Schaefer: Mayor, Governor, Comptroller, Retiree.
It's time for William Donald Schaefer to go.
He's always been fascinating, exciting, frank, gruff, refreshing--a politician you could vote for in the secure knowledge that he would cut through the bull and represent the average Marylander. Even in his 80s, in the relative backwater of the state comptroller's office, Schaefer has managed to make himself important. Governors had to massage his ego and sometimes conform to his passions and mold their proposals to his interests. Anyone who dismissed Schaefer as a washed-up old man risked a public tongue-lashing and, more important, an embarrassing loss on the policy front.
But this week's mini-storm over Schaefer's crude ogling and rude remark to a 24-year-old aide to Gov. Bobby Haircut at first angered many around the state and now has many folks realizing that the proper emotion of the moment is sadness: William Donald Schaefer, the region's second-best political character of the past quarter century--Marion Barry holds the gold--is finished.
The original ogling incident (video of the Schaefer stare is included in this WBAL-TV report) didn't show it; it seemed like just one more wacky antic from the old feller. But everything that's happened since then provides the evidence: Schaefer denied that he'd done anything wrong, and then, in a hallway press conference in Annapolis Friday afternoon, he repeated his reference to the young aide as a "little girl," delivered a bizarre tirade slamming Channel 5 reporter Patrick McGrath, said that he didn't owe anyone an apology, and shortly after that, released a strange, handwritten apology to the aide.
The almost incomprehensible apology, the bug-eyed rant against the reporter, the apparent inability to understand what he'd done--it all adds up to a man who is no longer what he once was, an 84-year-old man who should no longer be serving the public in one of the state's top jobs.

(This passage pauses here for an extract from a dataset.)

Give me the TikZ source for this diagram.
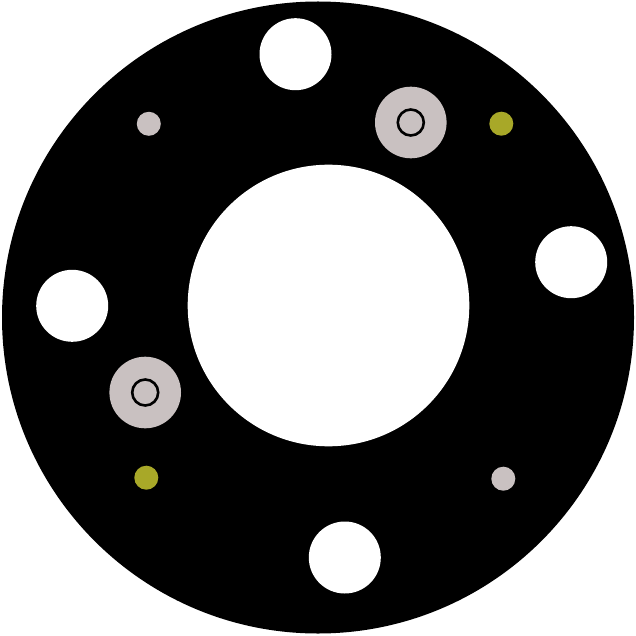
\documentclass[tikz,border=0pt]{standalone}
\usepackage{tikz}
\definecolor{padgray}{HTML}{C9C1C1}
\definecolor{padolive}{HTML}{A8A828}
\begin{document}
\begin{tikzpicture}[x=1pt,y=-1pt]
\tikzset{bolthole/.style={fill=white}}
\tikzset{washer/.style={fill=padgray}}
\tikzset{pinring/.style={draw=black,line width=2.6pt}}
\tikzset{markdot/.style={fill=padolive}}
\useasboundingbox (0,0) rectangle (636,636);
\fill[black] (318,317.5) circle (316);
\fill[bolthole] (328.5,305.5) circle (140.8);
\fill[bolthole] (295.5,54.2) circle (36);
\fill[bolthole] (571.2,262.2) circle (36);
\fill[bolthole] (72.2,305.8) circle (36);
\fill[bolthole] (344.8,557.5) circle (36);
\fill[washer] (410.8,122.5) circle (35.8);
\draw[pinring] (410.8,122.5) circle (13);
\fill[washer] (145.2,392.5) circle (35.8);
\draw[pinring] (145.2,392.5) circle (13);
\fill[washer] (148.8,123.8) circle (12);
\fill[washer] (503.3,478.7) circle (12);
\fill[markdot] (501.3,123.7) circle (12);
\fill[markdot] (146.3,477.7) circle (12);
\end{tikzpicture}
\end{document}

Maryland has a new generation of leaders ready to take their place in Annapolis; many of those new faces are from Montgomery and Prince George's counties. Demographically, Baltimore's domination of Maryland is a thing of the past; by any count, the D.C. suburbs should hold political control over the state. That hasn't happened yet, but it's bound to in the coming years. Schaefer's painfully obvious decline marks a good moment to get that process moving.